• [THE REQUEST]
Reproduce the material word for word; the images stay out.

• [INFORMATION SHOWN]

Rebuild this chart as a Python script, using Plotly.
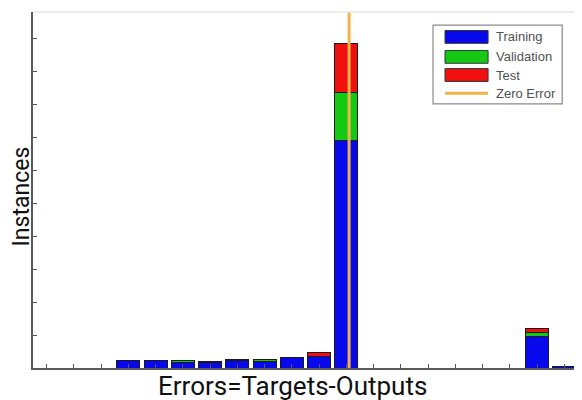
import plotly.graph_objects as go

# Error histogram with 20 bins (MATLAB ploterrhist style)
bin_centers = [-1.1, -1.0, -0.9, -0.8, -0.7, -0.6, -0.5, -0.4, -0.3, -0.2,
               -0.1, 0.0, 0.1, 0.2, 0.3, 0.4, 0.5, 0.6, 0.7, 0.8]
training =   [0, 0, 0, 22, 22, 18, 16, 22, 20, 32, 35, 690, 0, 0, 0, 0, 0, 0, 97, 5]
validation = [0, 0, 0, 0, 0, 4, 0, 0, 6, 0, 0, 145, 0, 0, 0, 0, 0, 0, 12, 0]
test =       [0, 0, 0, 0, 0, 0, 4, 5, 0, 0, 13, 148, 0, 0, 0, 0, 0, 0, 12, 0]
zero_error = 0.01

series_names = ["Training", "Validation", "Test"]
series_colors = ["#0808ec", "#14c814", "#f01010"]
zero_name = "Zero Error"
zero_color = "#f2b24a"

y_max = 1080
y_ticks = list(range(0, 1001, 100))

fig = go.Figure()
for name, vals, col in zip(series_names, [training, validation, test], series_colors):
    fig.add_trace(go.Bar(
        x=bin_centers, y=vals, name=name,
        marker=dict(color=col, line=dict(color="#1a1a1a", width=1)),
        showlegend=False,
    ))

fig.add_trace(go.Scatter(
    x=[zero_error, zero_error], y=[0, y_max], mode="lines",
    line=dict(color=zero_color, width=3), name=zero_name, showlegend=False,
))

# Custom legend (wide swatches like MATLAB)
shapes = []
annotations = []
lx0, lx1 = 0.734, 0.971
ly0, ly1 = 0.742, 0.963
shapes.append(dict(type="rect", xref="paper", yref="paper", x0=lx0, x1=lx1, y0=ly0, y1=ly1,
                   line=dict(color="#8a8a8a", width=1.2), fillcolor="white", layer="above"))
entry_y = [0.930, 0.874, 0.823, 0.772]
sw_x0, sw_x1 = 0.756, 0.835
half_h = 0.018
for i, (name, col) in enumerate(zip(series_names, series_colors)):
    yc = entry_y[i]
    shapes.append(dict(type="rect", xref="paper", yref="paper", x0=sw_x0, x1=sw_x1,
                       y0=yc - half_h, y1=yc + half_h, fillcolor=col,
                       line=dict(color="#333333", width=1), layer="above"))
for i, name in enumerate(series_names + [zero_name]):
    annotations.append(dict(xref="paper", yref="paper", x=0.845, y=entry_y[i], text=name,
                            showarrow=False, xanchor="left", yanchor="middle",
                            font=dict(family="Liberation Sans, Arial", size=13, color="#505050")))
shapes.append(dict(type="line", xref="paper", yref="paper", x0=sw_x0, x1=sw_x1,
                   y0=entry_y[3], y1=entry_y[3], line=dict(color=zero_color, width=3), layer="above"))
# faint top border
shapes.append(dict(type="line", xref="paper", yref="paper", x0=0, x1=1, y0=1, y1=1,
                   line=dict(color="#e6e6e6", width=1.5)))

annotations.append(dict(xref="paper", yref="paper", x=0.477, y=-0.051, text="Errors=Targets-Outputs",
                        showarrow=False, xanchor="center", yanchor="middle",
                        font=dict(family="Roboto", size=26, color="#111111")))
annotations.append(dict(xref="paper", yref="paper", x=-0.022, y=0.482, text="Instances",
                        showarrow=False, xanchor="center", yanchor="middle", textangle=-90,
                        font=dict(family="Roboto", size=23, color="#111111")))

# page body has an 8px margin, so the figure is sized/shifted to compensate
fig.update_layout(
    width=574, height=392,
    margin=dict(l=25, r=4, t=4, b=32),
    paper_bgcolor="white", plot_bgcolor="white",
    barmode="stack", bargap=0.16,
    shapes=shapes, annotations=annotations,
    showlegend=False,
    xaxis=dict(range=[-1.15, 0.85], tickvals=bin_centers, showticklabels=False,
               ticks="inside", ticklen=4, tickcolor="#555555", tickwidth=1,
               showline=True, linecolor="#5a5a5a", linewidth=1.5, showgrid=False, zeroline=False),
    yaxis=dict(range=[0, y_max], tickvals=y_ticks, showticklabels=False,
               ticks="inside", ticklen=4, tickcolor="#555555", tickwidth=1,
               showline=True, linecolor="#5a5a5a", linewidth=1.5, showgrid=False, zeroline=False),
)

fig.write_html("out.html")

• [PROBLEM SOLUTION]
Rebuild this chart as a Python script, using Plotly.
import plotly.graph_objects as go

# Error histogram with 20 bins (MATLAB ploterrhist style)
bin_centers = [-1.1, -1.0, -0.9, -0.8, -0.7, -0.6, -0.5, -0.4, -0.3, -0.2,
               -0.1, 0.0, 0.1, 0.2, 0.3, 0.4, 0.5, 0.6, 0.7, 0.8]
training =   [0, 0, 0, 22, 22, 18, 16, 22, 20, 32, 35, 690, 0, 0, 0, 0, 0, 0, 97, 5]
validation = [0, 0, 0, 0, 0, 4, 0, 0, 6, 0, 0, 145, 0, 0, 0, 0, 0, 0, 12, 0]
test =       [0, 0, 0, 0, 0, 0, 4, 5, 0, 0, 13, 148, 0, 0, 0, 0, 0, 0, 12, 0]
zero_error = 0.01

series_names = ["Training", "Validation", "Test"]
series_colors = ["#0808ec", "#14c814", "#f01010"]
zero_name = "Zero Error"
zero_color = "#f2b24a"

y_max = 1080
y_ticks = list(range(0, 1001, 100))

fig = go.Figure()
for name, vals, col in zip(series_names, [training, validation, test], series_colors):
    fig.add_trace(go.Bar(
        x=bin_centers, y=vals, name=name,
        marker=dict(color=col, line=dict(color="#1a1a1a", width=1)),
        showlegend=False,
    ))

fig.add_trace(go.Scatter(
    x=[zero_error, zero_error], y=[0, y_max], mode="lines",
    line=dict(color=zero_color, width=3), name=zero_name, showlegend=False,
))

# Custom legend (wide swatches like MATLAB)
shapes = []
annotations = []
lx0, lx1 = 0.734, 0.971
ly0, ly1 = 0.742, 0.963
shapes.append(dict(type="rect", xref="paper", yref="paper", x0=lx0, x1=lx1, y0=ly0, y1=ly1,
                   line=dict(color="#8a8a8a", width=1.2), fillcolor="white", layer="above"))
entry_y = [0.930, 0.874, 0.823, 0.772]
sw_x0, sw_x1 = 0.756, 0.835
half_h = 0.018
for i, (name, col) in enumerate(zip(series_names, series_colors)):
    yc = entry_y[i]
    shapes.append(dict(type="rect", xref="paper", yref="paper", x0=sw_x0, x1=sw_x1,
                       y0=yc - half_h, y1=yc + half_h, fillcolor=col,
                       line=dict(color="#333333", width=1), layer="above"))
for i, name in enumerate(series_names + [zero_name]):
    annotations.append(dict(xref="paper", yref="paper", x=0.845, y=entry_y[i], text=name,
                            showarrow=False, xanchor="left", yanchor="middle",
                            font=dict(family="Liberation Sans, Arial", size=13, color="#505050")))
shapes.append(dict(type="line", xref="paper", yref="paper", x0=sw_x0, x1=sw_x1,
                   y0=entry_y[3], y1=entry_y[3], line=dict(color=zero_color, width=3), layer="above"))
# faint top border
shapes.append(dict(type="line", xref="paper", yref="paper", x0=0, x1=1, y0=1, y1=1,
                   line=dict(color="#e6e6e6", width=1.5)))

annotations.append(dict(xref="paper", yref="paper", x=0.477, y=-0.051, text="Errors=Targets-Outputs",
                        showarrow=False, xanchor="center", yanchor="middle",
                        font=dict(family="Roboto", size=26, color="#111111")))
annotations.append(dict(xref="paper", yref="paper", x=-0.022, y=0.482, text="Instances",
                        showarrow=False, xanchor="center", yanchor="middle", textangle=-90,
                        font=dict(family="Roboto", size=23, color="#111111")))

# page body has an 8px margin, so the figure is sized/shifted to compensate
fig.update_layout(
    width=574, height=392,
    margin=dict(l=25, r=4, t=4, b=32),
    paper_bgcolor="white", plot_bgcolor="white",
    barmode="stack", bargap=0.16,
    shapes=shapes, annotations=annotations,
    showlegend=False,
    xaxis=dict(range=[-1.15, 0.85], tickvals=bin_centers, showticklabels=False,
               ticks="inside", ticklen=4, tickcolor="#555555", tickwidth=1,
               showline=True, linecolor="#5a5a5a", linewidth=1.5, showgrid=False, zeroline=False),
    yaxis=dict(range=[0, y_max], tickvals=y_ticks, showticklabels=False,
               ticks="inside", ticklen=4, tickcolor="#555555", tickwidth=1,
               showline=True, linecolor="#5a5a5a", linewidth=1.5, showgrid=False, zeroline=False),
)

fig.write_html("out.html")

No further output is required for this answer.